Le Prince de Bourgogne décide d’épouser, par provocation peut-être, Yvonne, laide, amorphe, passive, quasi muette, en un mot une « mollichone » incarnée avec un immobilisme radical. Yvonne n’a donc l’air de rien, mais elle tombe profondément amoureuse du Prince, et à cause de cet amour innocent qu’elle trimballe, à la cour de Pologne comme sur la scène du théâtre, elle est un révélateur violent des turpitudes et des faiblesses de tout un chacun : la Reine graphomane a soudain honte de ses poèmes, le Roi de ses anciens péchés, la Cour est prise de quintes de rires malsains. Il faut faire quelque chose pour que cessent la bêtise et le non-sens qui progressent chaque jour.
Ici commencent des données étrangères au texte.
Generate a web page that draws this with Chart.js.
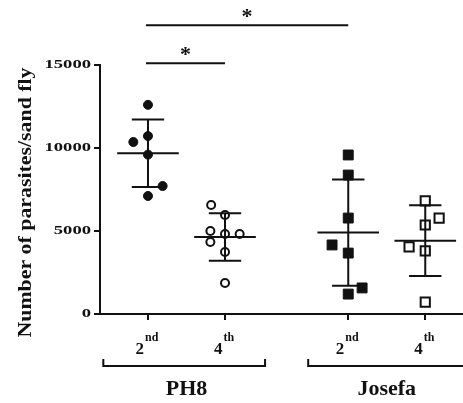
<!DOCTYPE html>
<html>
<head>
<meta charset="utf-8">
<style>
  html, body { margin: 0; padding: 0; background: #fff; }
  #wrap { width: 463px; height: 403px; }
</style>
<script src="https://cdn.jsdelivr.net/npm/chart.js@4/dist/chart.umd.min.js"></script>
</head>
<body>
<div id="wrap"><canvas id="c" width="463" height="403"></canvas></div>
<script>
// Parasite loads per sand fly, by strain and passage
const groupNames = ['PH8', 'Josefa'];
const tickBase = ['2', '4', '2', '4'];
const tickSup = ['nd', 'th', 'nd', 'th'];
const categoryPos = [1, 2, 3.6, 4.6];
const groupSpans = [[0.42, 2.52], [3.08, 5.4]];
const yTicks = [0, 5000, 10000, 15000];

const ph8Second = [12600, 10720, 10360, 9600, 7710, 7110];
const ph8SecondJitter = [0, 0, -0.19, 0, 0.19, 0];
const ph8Fourth = [6570, 5960, 5000, 4340, 4820, 4820, 3730, 1870];
const ph8FourthJitter = [-0.18, 0, -0.19, -0.19, 0, 0.19, 0, 0];
const josefaSecond = [9580, 8370, 5780, 4160, 3670, 1570, 1200];
const josefaSecondJitter = [0, 0, 0, -0.21, 0, 0.18, 0];
const josefaFourth = [6810, 5780, 5360, 4040, 3800, 720];
const josefaFourthJitter = [0, 0.18, 0, -0.21, 0, 0];

// significance brackets: [from category, to category, height]
const sigPairs = [[0, 2, 17400], [0, 1, 15100]];

const seriesVals = [ph8Second, ph8Fourth, josefaSecond, josefaFourth];
const seriesJitter = [ph8SecondJitter, ph8FourthJitter, josefaSecondJitter, josefaFourthJitter];

function toPoints(i) {
  return seriesVals[i].map((v, k) => ({ x: categoryPos[i] + seriesJitter[i][k], y: v }));
}
function mean(a) { return a.reduce((s, v) => s + v, 0) / a.length; }
function sd(a) {
  const m = mean(a);
  return Math.sqrt(a.reduce((s, v) => s + (v - m) * (v - m), 0) / (a.length - 1));
}

const SERIF = '"Liberation Serif", "Times New Roman", serif';
const INK = '#111';

const overlay = {
  id: 'overlay',
  afterDatasetsDraw(chart) {
    const { ctx, scales: { x, y } } = chart;
    ctx.save();
    ctx.strokeStyle = INK;
    ctx.fillStyle = INK;
    ctx.lineWidth = 2;
    ctx.lineCap = 'butt';

    // mean and SD bars
    seriesVals.forEach((vals, i) => {
      const m = mean(vals), s = sd(vals);
      const c = categoryPos[i];
      const xc = x.getPixelForValue(c);
      const ym = y.getPixelForValue(m);
      const yt = y.getPixelForValue(m + s);
      const yb = y.getPixelForValue(m - s);
      const mh = x.getPixelForValue(c + 0.4) - xc;
      const ch = x.getPixelForValue(c + 0.21) - xc;
      ctx.beginPath();
      ctx.moveTo(xc - mh, ym); ctx.lineTo(xc + mh, ym);
      ctx.moveTo(xc, yt); ctx.lineTo(xc, yb);
      ctx.moveTo(xc - ch, yt); ctx.lineTo(xc + ch, yt);
      ctx.moveTo(xc - ch, yb); ctx.lineTo(xc + ch, yb);
      ctx.stroke();
    });

    // y tick labels
    ctx.textBaseline = 'middle';
    ctx.textAlign = 'right';
    ctx.font = 'bold 12px ' + SERIF;
    yTicks.forEach(v => {
      const py = y.getPixelForValue(v);
      ctx.save();
      ctx.translate(x.left - 9, py);
      ctx.scale(1.55, 1);
      ctx.fillText(String(v), 0, 0);
      ctx.restore();
    });

    // y axis title
    ctx.save();
    ctx.translate(26, (y.top + y.bottom) / 2 + 13);
    ctx.rotate(-Math.PI / 2);
    ctx.scale(1.15, 1);
    ctx.textAlign = 'center';
    ctx.textBaseline = 'middle';
    ctx.font = 'bold 19px ' + SERIF;
    ctx.fillText('Number of parasites/sand fly', 0, 0);
    ctx.restore();

    // x tick labels with superscripts
    ctx.textBaseline = 'alphabetic';
    ctx.textAlign = 'left';
    categoryPos.forEach((c, i) => {
      const px = x.getPixelForValue(c);
      ctx.font = 'bold 17px ' + SERIF;
      const wb = ctx.measureText(tickBase[i]).width;
      ctx.font = 'bold 12px ' + SERIF;
      const ws = ctx.measureText(tickSup[i]).width;
      const x0 = px - (wb + ws + 1) / 2 - 1;
      ctx.font = 'bold 17px ' + SERIF;
      ctx.fillText(tickBase[i], x0, y.bottom + 40);
      ctx.font = 'bold 12px ' + SERIF;
      ctx.fillText(tickSup[i], x0 + wb + 1, y.bottom + 27);
    });

    // group brackets and names
    const bracketY = y.bottom + 52;
    groupSpans.forEach((sp, g) => {
      const a = x.getPixelForValue(sp[0]);
      const b = x.getPixelForValue(sp[1]);
      ctx.beginPath();
      ctx.moveTo(a, bracketY - 7); ctx.lineTo(a, bracketY);
      ctx.lineTo(b, bracketY); ctx.lineTo(b, bracketY - 7);
      ctx.stroke();
      const cx = (x.getPixelForValue(categoryPos[g * 2]) + x.getPixelForValue(categoryPos[g * 2 + 1])) / 2;
      ctx.textAlign = 'center';
      ctx.font = 'bold 22px ' + SERIF;
      ctx.fillText(groupNames[g], cx, y.bottom + 81);
    });

    // significance bars
    ctx.textAlign = 'center';
    sigPairs.forEach(([i, j, h]) => {
      const a = x.getPixelForValue(categoryPos[i]) - 2;
      const b = x.getPixelForValue(categoryPos[j]);
      const py = y.getPixelForValue(h);
      ctx.beginPath();
      ctx.moveTo(a, py); ctx.lineTo(b, py);
      ctx.stroke();
      ctx.font = 'bold 22px ' + SERIF;
      ctx.fillText('*', (a + b) / 2, py - 2);
    });

    ctx.restore();
  }
};

const openFill = 'rgba(0,0,0,0)';

new Chart(document.getElementById('c'), {
  type: 'scatter',
  data: {
    datasets: [
      { label: 'PH8 2nd', data: toPoints(0), pointStyle: 'circle', pointRadius: 4.5,
        backgroundColor: INK, borderColor: INK, borderWidth: 1 },
      { label: 'PH8 4th', data: toPoints(1), pointStyle: 'circle', pointRadius: 4,
        backgroundColor: openFill, borderColor: INK, borderWidth: 2 },
      { label: 'Josefa 2nd', data: toPoints(2), pointStyle: 'rect', pointRadius: 7,
        backgroundColor: INK, borderColor: INK, borderWidth: 1 },
      { label: 'Josefa 4th', data: toPoints(3), pointStyle: 'rect', pointRadius: 6.5,
        backgroundColor: openFill, borderColor: INK, borderWidth: 2 }
    ]
  },
  options: {
    responsive: false,
    devicePixelRatio: 1,
    animation: false,
    events: [],
    layout: { autoPadding: false, padding: { top: 65, left: 0, right: 0, bottom: 0 } },
    plugins: { legend: { display: false }, tooltip: { enabled: false } },
    scales: {
      x: {
        type: 'linear',
        min: 0.377,
        max: 5.09,
        afterBuildTicks: s => { s.ticks = categoryPos.map(v => ({ value: v })); },
        afterFit: s => { s.height = 89; },
        ticks: { display: false },
        grid: { drawOnChartArea: false, color: INK, lineWidth: 2, tickLength: 6 },
        border: { color: INK, width: 2 }
      },
      y: {
        min: 0,
        max: 15000,
        afterBuildTicks: s => { s.ticks = yTicks.map(v => ({ value: v })); },
        afterFit: s => { s.width = 100; },
        ticks: { display: false },
        grid: { drawOnChartArea: false, color: INK, lineWidth: 2, tickLength: 6 },
        border: { color: INK, width: 2 }
      }
    }
  },
  plugins: [overlay]
});
</script>
</body>
</html>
Mais quoi ? Tuer Yvonne ?
Pour monter cette pièce, Guillaume Baillart et la compagnie Nöjd, dont c’est ici le troisième spectacle, ont choisi d’opposer deux ordres des choses, un ordre vertical, une société de cour, réglée et ordonnée, qui se donne sans arrêt en spectacle et qui est au fond totalement immature, et un désordre horizontal, celui que répand autour d’elle sans le vouloir la placide Yvonne.
La mise en scène est donc entièrement réglée par ce conflit, et ce à quoi assiste le spectateur c’est à la façon dont l’ordre du spectacle théâtral est comiquement miné par la puissance d’Yvonne : perruques, costumes, objets en tous genres dont un cochon taille réelle, avalement de la salle dans la scène, toute l’exubérance du monde ne suffira pas à recouvrir cette coquille vide, et pourtant irradiante, qu’est Yvonne.